As I reflect on the Art of Listening, I am drawn to remember those times when I felt really deeply heard and seen. Those magical moments when the other person gave me the gift of his or her presence and deep attention – without agenda.
Those moments create an unfolding within us – a sense of safety and compassion that means we can unfold a little more of who we are, and find the courage to be seen a little more….
In the personal development journey, there comes a time when we are ready to reveal ourselves a little more, to step more fully into our truth and speak that truth as we feel it.
Being heard with that truth without judgement or agenda is absolutely golden.
And so, what does it take to listen well?
In a few words – presence, openness, attention, lack of judgement and the willingness to be curious. There are many more, but these are essential qualities if we want to offer others the gift of deep listening.
In our digital world, with so many distractions and sound bytes, our attention span is actually getting shorter. Our brains are changing. We are more able to pay a little attention to a lot of things, but less able to pay attention to just one thing.
Some sort of mind-focusing daily practice is essential if we want to listen well. But also, developing the qualities of presence, curiosity and openness come through practice too.
Once we realise the benefits of listening well and are cultivating the skills needed through daily practice, we firstly need to consciously intend to listen well.
Then we can begin to notice those times that we are listening to someone, yet are aware of some kind of agenda running in our heads. Perhaps we want the person to buy something, or do something for us. Perhaps we want to control the actions of this person in some way, or we are thinking about how to respond so as to appear knowledgeable, or wise, or like we know how to fix it.
Running an agenda takes us away from curiosity, presence and openness.
The other thing you may notice is how there is only part of you in the conversation because you are aware of how little time you have to get a lot of things done. Or how that person reminds you of your mother/father/sister/brother…
Like agenda, this ‘part attention’ takes us away from listening fully.

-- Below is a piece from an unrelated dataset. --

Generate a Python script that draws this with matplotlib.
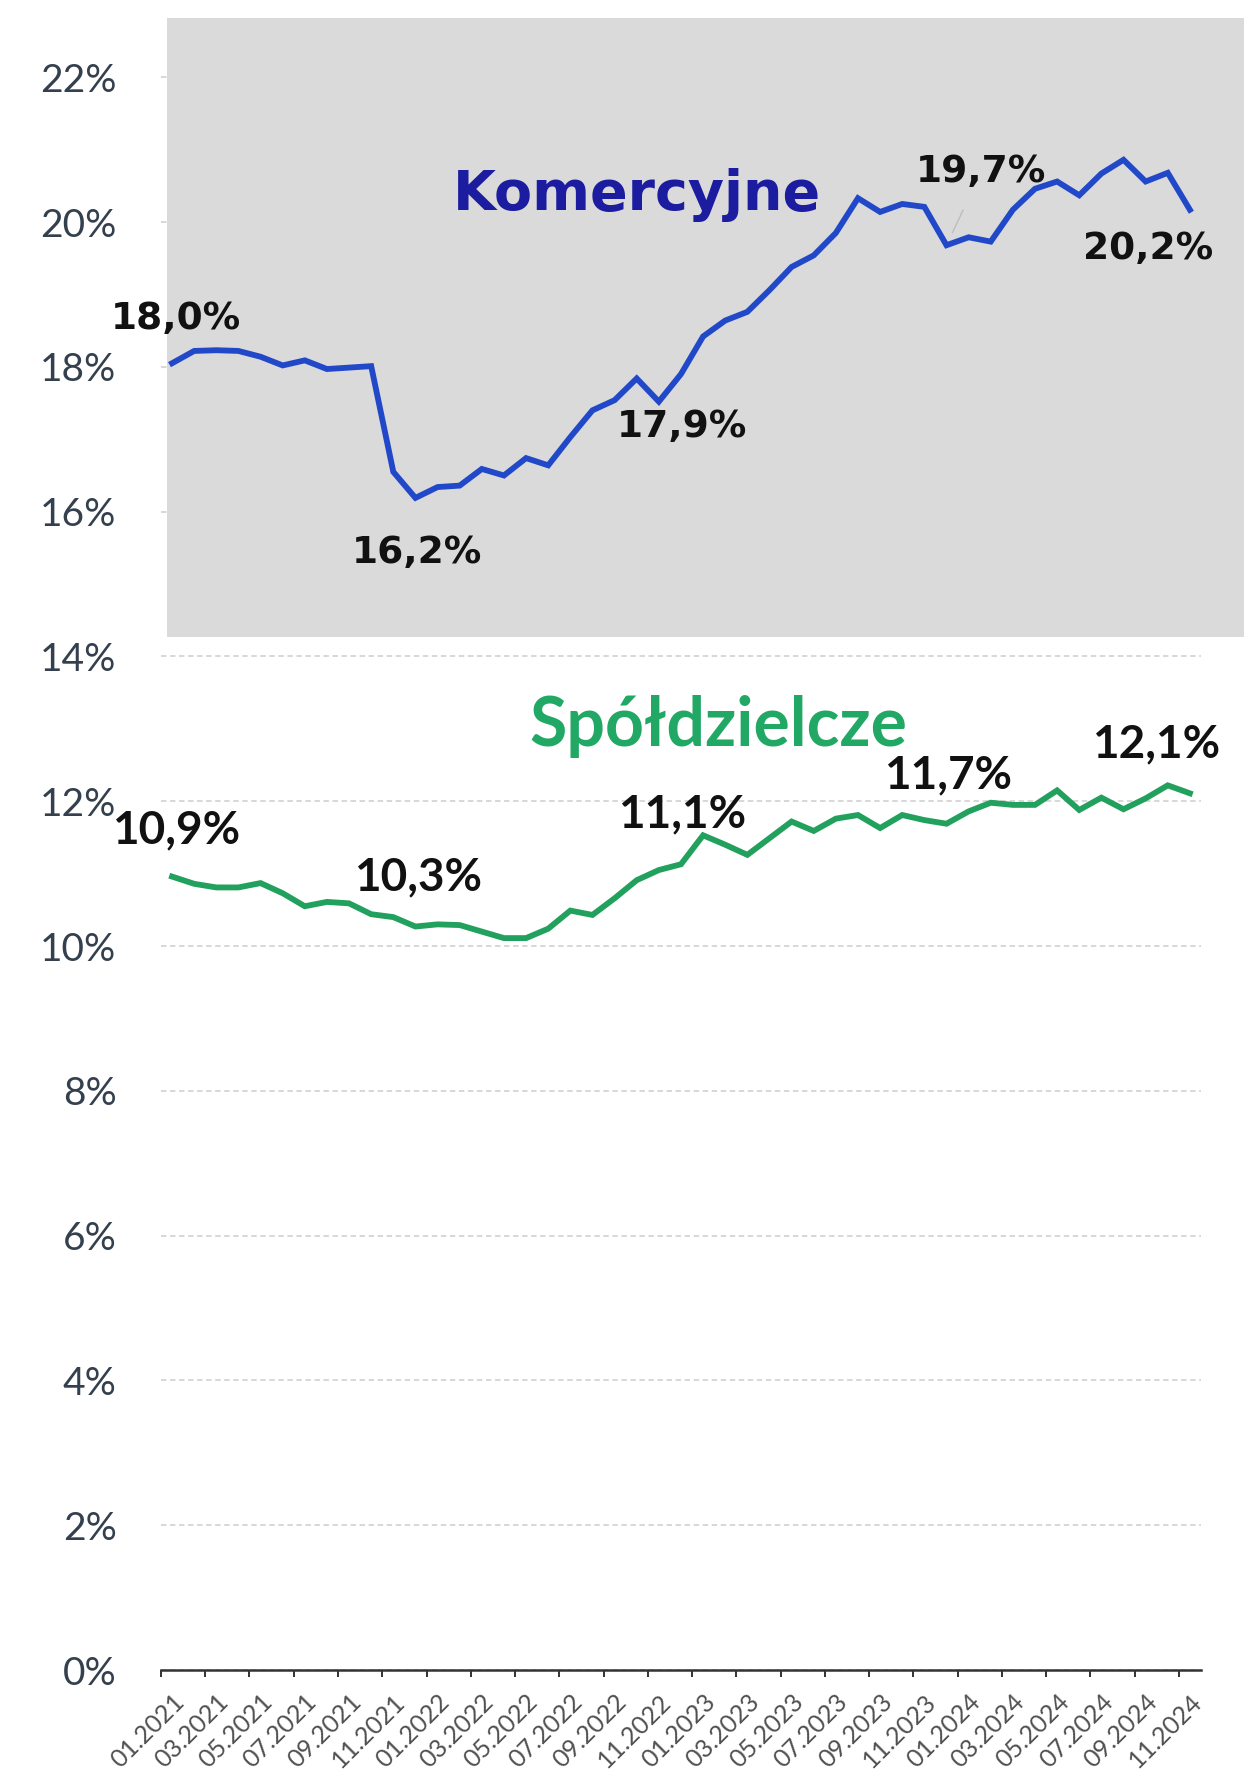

The magic of the listening space is worth the energy needed to cultivate it. The gift is to allow the other person the space to reveal more of themselves – more of their thoughts, their feelings and their truths.
And, if any of you have had moments of giving this gift to another, you will also know that the magic occurs within the listener, too. In that shared moment, connection, empathy and trust grow.
The possibility of transformation is in this moment – of the relationship, the business, the family, the community and within yourself.